The following articles are in CJ 101.1:




SOME INVERSIONS NOT RIGHTED:
A NOTE ON AESCHYLUS’ EUMENIDES
David Porter

Abstract: In the Oresteia Aeschylus colors numerous recurrent images with negative and twisted associations through most of the trilogy but restores their positive connotations at the end of Eumenides—fertility, light, ritual and sacrifice, etc. Notably missing, however, is any such righting of the twisted sexuality prominent early in the trilogy (e.g., Ag. 601–4, 1388–92, 1447), an omission especially notable given that just a few years earlier Aeschylus had handled this theme so positively in Danaids (fr. 44). Eumenides refers to marriage and children, but its approach to sexuality is to ignore and contain rather than to confront and restore.



PAX DUELLO MIXTA:
DEMOSTHENES AND THE RHETORIC
OF WAR AND PEACE
Gottfried Mader

Abstract. Definition and perception-structuring are key themes in Demosthenes’ polemic against the Athenian “peace party,” represented schematically as playing down the Macedonian threat and playing treacherously into Philip’s hands. In both the theoric and Peace debates he deconstructs their populist rhetoric to re-frame the situation from “patriotic” perspective: first the theorikon is criticized as a political instrument used to distort perceptions and encourage denial by deliberately blurring the line between war and peace; then in an acrimonious “language war” Demosthenes scrutinizes and disentangles the contested notions of “war” and “peace” to validate his own interventionist line against their rhetoric of quiescence.



THE FIRST ELOQUENT STOIC:
CICERO ON CATO THE YOUNGER
Rex Stem

Abstract: Through a contextualization of the Ciceronian evidence for Cato the Younger’s oratorical practice, this paper challenges the conventional interpretation of the Paradoxa Stoicorum 3, and thereby argues that Cato was the first Stoic to recognize the limitations of the traditionally jejune Stoic oratorical style and therefore to incorporate some oratorical embellishments into his public speaking. This recognition of Cato’s innovation in Stoic oratorical practice justifies and illuminates Cicero’s claim at Brutus 118–19 that Cato was the first eloquent Stoic.



AUSONIUS’ ELEGIAC WIFE:
EPIGRAM 20 AND THE TRADITIONS OF LATIN LOVE POETRY
R. Sklenář

Abstract: Ausonius Epigram 20, addressed to his wife, opens with a declaration of allegiance to the Latin erotic tradition (uxor, vivamus) recalls the opening of Catullus 5 (vivamus, mea Lesbia), and goes on to incorporate verbal and thematic reminiscences from love elegy.
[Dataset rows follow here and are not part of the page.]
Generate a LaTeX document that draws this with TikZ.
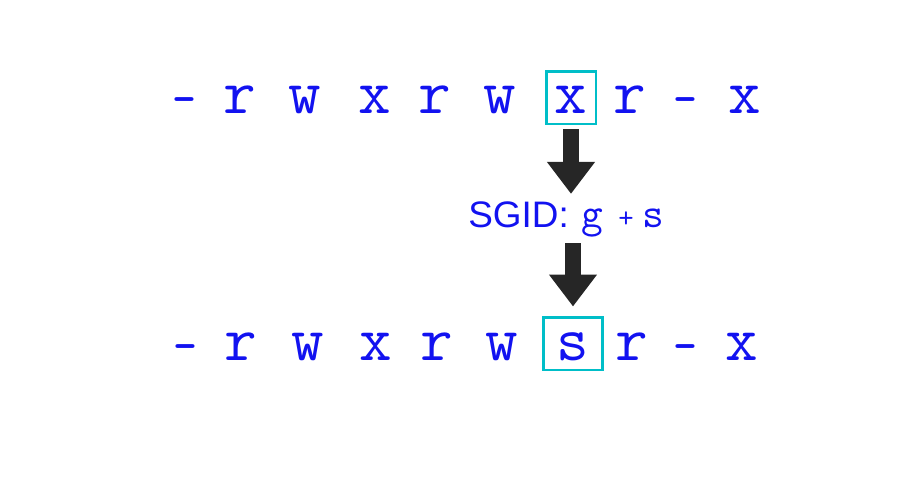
\documentclass[tikz,border=0pt]{standalone}
\usepackage{fontspec}
\setmainfont{Liberation Sans}
\usetikzlibrary{arrows.meta}
\definecolor{permblue}{RGB}{18,18,240}
\definecolor{boxcyan}{RGB}{0,190,200}
\tikzset{
  perm/.style={text=permblue,font=\ttfamily\fontsize{36}{36}\selectfont,anchor=base,inner sep=0pt},
  permdash/.style={perm,font=\ttfamily\bfseries\fontsize{26}{26}\selectfont},
  bitbox/.style={perm,draw=boxcyan,line width=1.7pt,text height=0.86cm,text depth=0.2cm},
  bigarrow/.style={draw=black!85,line width=0.32cm,-{Triangle[width=0.92cm,length=0.64cm]}}
}

\begin{document}
\begin{tikzpicture}[x=0.02cm,y=-0.02cm]
        \useasboundingbox (0,0) rectangle (900,500);
      % before: -rwxrwxr-x
        \foreach \i/\c/\x in {2/r/240,3/w/305,4/x/375,5/r/435,6/w/500,8/r/630,10/x/745}
          \node[perm] (top\i) at (\x,114) {\c};
        \foreach \i/\x in {1/184,9/685}
          \node[permdash] (top\i) at (\x,114) {-};
        \node[bitbox,minimum width=1cm] (box1) at (571,114) {x};
      % after: -rwxrwsr-x
        \foreach \i/\c/\x in {2/r/241,3/w/308,4/x/376,5/r/437,6/w/502,8/r/632,10/x/742}
          \node[perm] (bot\i) at (\x,360) {\c};
        \foreach \i/\x in {1/185,9/685}
          \node[permdash] (bot\i) at (\x,360) {-};
        \node[bitbox,minimum width=1.18cm] (box2) at (573,360) {s};
      % the change
        \node[text=permblue,font=\fontsize{21}{21}\selectfont,anchor=base west,inner sep=0pt] (sgid) at (468,228)
          {SGID:\hspace{7.4pt}{\ttfamily\fontsize{24}{24}\selectfont g\hspace{8.5pt}{\fontsize{17}{17}\selectfont+}\hspace{5pt}s}};
        \draw[bigarrow,shorten <=0.08cm,shorten >=0.16cm] (box1.south) -- (box1.south |- sgid.north);
        \draw[bigarrow,shorten <=0.1cm,shorten >=0.18cm] (box2.north |- sgid.south) -- (box2.north);
\end{tikzpicture}
\end{document}
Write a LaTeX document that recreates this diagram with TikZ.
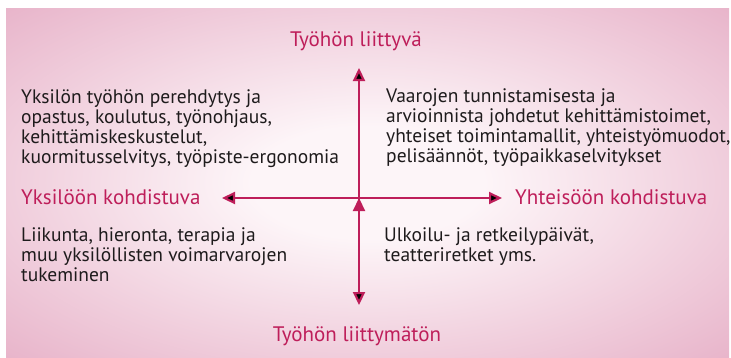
\documentclass[tikz,border=0pt]{standalone}
\usepackage{fontspec}
\setmainfont{PT Sans}
\usetikzlibrary{arrows.meta}
\definecolor{magentared}{RGB}{190,30,90}
\definecolor{inktext}{RGB}{30,27,28}
\definecolor{pinkedge}{RGB}{224,156,185}
\definecolor{pinkcenter}{RGB}{253,245,248}
\pgfdeclareradialshading{pinkglow}{\pgfpoint{0bp}{0bp}}{color(0bp)=(pinkcenter); color(8bp)=(pinkcenter); color(46bp)=(pinkedge); color(100bp)=(pinkedge)}

\begin{document}
\begin{tikzpicture}[x=1pt, y=-1pt,
    axis/.style={line width=2.2pt, draw=magentared, -{Triangle[length=13pt,width=12pt]}},
    pole/.style={text=magentared, font=\fontsize{21}{22}\selectfont, inner sep=0pt},
    item/.style={text=inktext, font=\fontsize{19.5}{19.8}\selectfont, align=left, inner sep=0pt, anchor=base west}]
    \useasboundingbox (0,0) rectangle (731,357);
    \shade[shading=pinkglow] (6,8) rectangle (729,357);

    \coordinate (c) at (359,198);
    \coordinate (ylos) at (359,68);
    \coordinate (alas) at (359,305);
    \coordinate (vasen) at (222,198);
    \coordinate (oikea) at (502,198);

    \path[axis]
    (c) edge (ylos)
    (c) edge (alas)
    (c) edge (vasen)
    (c) edge (oikea)
    ;

    % napojen otsikot
    \node[pole, anchor=base] (liittyva) at (356,46) {Työhön liittyvä};
    \node[pole, anchor=base] (liittymaton) at (357,341) {Työhön liittymätön};
    \node[pole, anchor=base west] (yksilo) at (21,204) {Yksilöön kohdistuva};
    \node[pole, anchor=base west] (yhteiso) at (515,204) {Yhteisöön kohdistuva};

    % lohkot (base = viimeinen rivi)
    \node[item] (vy) at (21,163) {Yksilön työhön perehdytys ja\\opastus, koulutus, työnohjaus,\\kehittämiskeskustelut,\\kuormitusselvitys, työpiste-ergonomia};
    \node[item] (oy) at (386,162) {Vaarojen tunnistamisesta ja\\arvioinnista johdetut kehittämistoimet,\\yhteiset toimintamallit, yhteistyömuodot,\\pelisäännöt, työpaikkaselvitykset};
    \node[item] (va) at (21,281) {Liikunta, hieronta, terapia ja\\muu yksilöllisten voimarvarojen\\tukeminen};
    \node[item] (oa) at (384,261) {Ulkoilu- ja retkeilypäivät,\\teatteriretket yms.};
\end{tikzpicture}
\end{document}
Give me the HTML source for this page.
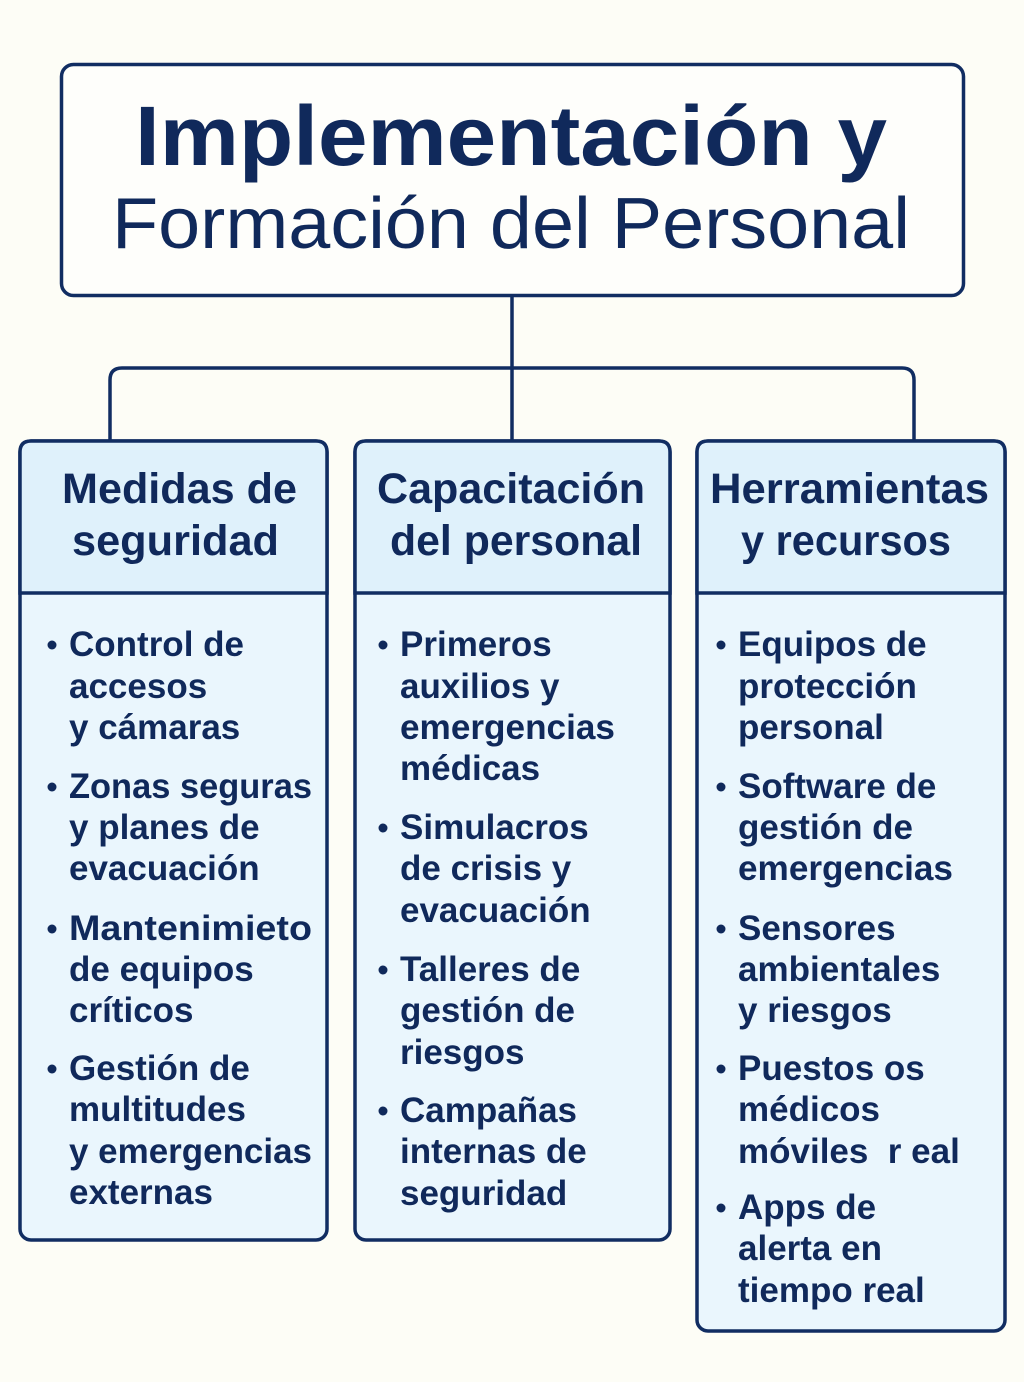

At the same time, it departs radically from the most basic premise of that tradition, since the addressee of a Latin amatory poem is presumptively not the speaker own spouse. Thus, within its brief compass, the poem succeeds in reorienting the language of Latin amatory poetry by appropriating its specially coded vocabulary for a matrimonial context.